**Data block:**
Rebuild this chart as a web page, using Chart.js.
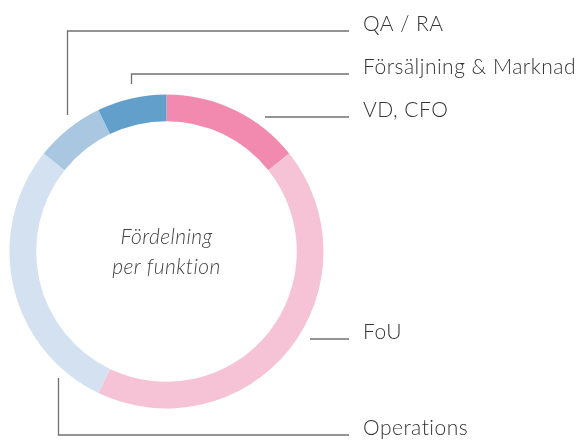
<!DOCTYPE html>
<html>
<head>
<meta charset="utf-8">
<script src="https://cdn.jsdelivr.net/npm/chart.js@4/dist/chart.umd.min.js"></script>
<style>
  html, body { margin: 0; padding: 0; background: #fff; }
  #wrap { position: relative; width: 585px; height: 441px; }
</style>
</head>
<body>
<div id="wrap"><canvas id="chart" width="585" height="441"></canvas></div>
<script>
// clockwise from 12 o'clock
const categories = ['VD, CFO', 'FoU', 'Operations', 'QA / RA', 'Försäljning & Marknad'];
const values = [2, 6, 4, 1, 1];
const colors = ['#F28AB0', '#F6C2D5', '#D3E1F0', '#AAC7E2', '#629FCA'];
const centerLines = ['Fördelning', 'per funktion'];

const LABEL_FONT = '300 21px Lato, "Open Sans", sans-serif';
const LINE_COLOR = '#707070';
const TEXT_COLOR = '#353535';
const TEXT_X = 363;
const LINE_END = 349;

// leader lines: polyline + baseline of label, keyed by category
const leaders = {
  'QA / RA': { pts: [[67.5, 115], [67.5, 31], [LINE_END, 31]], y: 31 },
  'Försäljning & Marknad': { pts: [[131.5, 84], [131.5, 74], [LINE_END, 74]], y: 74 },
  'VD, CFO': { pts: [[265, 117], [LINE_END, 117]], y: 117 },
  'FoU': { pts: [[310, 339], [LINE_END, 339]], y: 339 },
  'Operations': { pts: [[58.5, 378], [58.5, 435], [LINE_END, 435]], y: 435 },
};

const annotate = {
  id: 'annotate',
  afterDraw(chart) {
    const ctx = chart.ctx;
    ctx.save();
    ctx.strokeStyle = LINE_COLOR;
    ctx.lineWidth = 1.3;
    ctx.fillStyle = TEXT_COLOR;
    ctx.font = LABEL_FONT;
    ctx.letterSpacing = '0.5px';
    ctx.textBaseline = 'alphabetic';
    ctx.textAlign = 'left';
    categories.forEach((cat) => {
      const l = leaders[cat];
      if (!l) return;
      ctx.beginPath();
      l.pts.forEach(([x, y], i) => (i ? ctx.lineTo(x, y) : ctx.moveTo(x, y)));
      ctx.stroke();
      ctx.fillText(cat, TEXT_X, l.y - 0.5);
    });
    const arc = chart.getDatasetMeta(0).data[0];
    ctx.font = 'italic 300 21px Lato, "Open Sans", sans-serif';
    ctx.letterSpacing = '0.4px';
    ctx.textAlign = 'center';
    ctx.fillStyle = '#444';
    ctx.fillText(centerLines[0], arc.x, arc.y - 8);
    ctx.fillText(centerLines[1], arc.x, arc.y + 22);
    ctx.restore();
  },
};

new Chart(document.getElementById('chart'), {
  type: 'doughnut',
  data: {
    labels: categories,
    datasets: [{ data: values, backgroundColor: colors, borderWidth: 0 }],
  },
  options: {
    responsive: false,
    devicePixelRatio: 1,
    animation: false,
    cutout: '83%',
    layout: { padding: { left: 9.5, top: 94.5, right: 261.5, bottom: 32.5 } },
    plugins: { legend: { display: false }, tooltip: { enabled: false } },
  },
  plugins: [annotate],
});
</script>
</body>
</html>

**Exercise details:**
Write out the material above once more, exactly as it reads, with no pictures.

**Response to this exercise:**
Rebuild this chart as a web page, using Chart.js.
<!DOCTYPE html>
<html>
<head>
<meta charset="utf-8">
<script src="https://cdn.jsdelivr.net/npm/chart.js@4/dist/chart.umd.min.js"></script>
<style>
  html, body { margin: 0; padding: 0; background: #fff; }
  #wrap { position: relative; width: 585px; height: 441px; }
</style>
</head>
<body>
<div id="wrap"><canvas id="chart" width="585" height="441"></canvas></div>
<script>
// clockwise from 12 o'clock
const categories = ['VD, CFO', 'FoU', 'Operations', 'QA / RA', 'Försäljning & Marknad'];
const values = [2, 6, 4, 1, 1];
const colors = ['#F28AB0', '#F6C2D5', '#D3E1F0', '#AAC7E2', '#629FCA'];
const centerLines = ['Fördelning', 'per funktion'];

const LABEL_FONT = '300 21px Lato, "Open Sans", sans-serif';
const LINE_COLOR = '#707070';
const TEXT_COLOR = '#353535';
const TEXT_X = 363;
const LINE_END = 349;

// leader lines: polyline + baseline of label, keyed by category
const leaders = {
  'QA / RA': { pts: [[67.5, 115], [67.5, 31], [LINE_END, 31]], y: 31 },
  'Försäljning & Marknad': { pts: [[131.5, 84], [131.5, 74], [LINE_END, 74]], y: 74 },
  'VD, CFO': { pts: [[265, 117], [LINE_END, 117]], y: 117 },
  'FoU': { pts: [[310, 339], [LINE_END, 339]], y: 339 },
  'Operations': { pts: [[58.5, 378], [58.5, 435], [LINE_END, 435]], y: 435 },
};

const annotate = {
  id: 'annotate',
  afterDraw(chart) {
    const ctx = chart.ctx;
    ctx.save();
    ctx.strokeStyle = LINE_COLOR;
    ctx.lineWidth = 1.3;
    ctx.fillStyle = TEXT_COLOR;
    ctx.font = LABEL_FONT;
    ctx.letterSpacing = '0.5px';
    ctx.textBaseline = 'alphabetic';
    ctx.textAlign = 'left';
    categories.forEach((cat) => {
      const l = leaders[cat];
      if (!l) return;
      ctx.beginPath();
      l.pts.forEach(([x, y], i) => (i ? ctx.lineTo(x, y) : ctx.moveTo(x, y)));
      ctx.stroke();
      ctx.fillText(cat, TEXT_X, l.y - 0.5);
    });
    const arc = chart.getDatasetMeta(0).data[0];
    ctx.font = 'italic 300 21px Lato, "Open Sans", sans-serif';
    ctx.letterSpacing = '0.4px';
    ctx.textAlign = 'center';
    ctx.fillStyle = '#444';
    ctx.fillText(centerLines[0], arc.x, arc.y - 8);
    ctx.fillText(centerLines[1], arc.x, arc.y + 22);
    ctx.restore();
  },
};

new Chart(document.getElementById('chart'), {
  type: 'doughnut',
  data: {
    labels: categories,
    datasets: [{ data: values, backgroundColor: colors, borderWidth: 0 }],
  },
  options: {
    responsive: false,
    devicePixelRatio: 1,
    animation: false,
    cutout: '83%',
    layout: { padding: { left: 9.5, top: 94.5, right: 261.5, bottom: 32.5 } },
    plugins: { legend: { display: false }, tooltip: { enabled: false } },
  },
  plugins: [annotate],
});
</script>
</body>
</html>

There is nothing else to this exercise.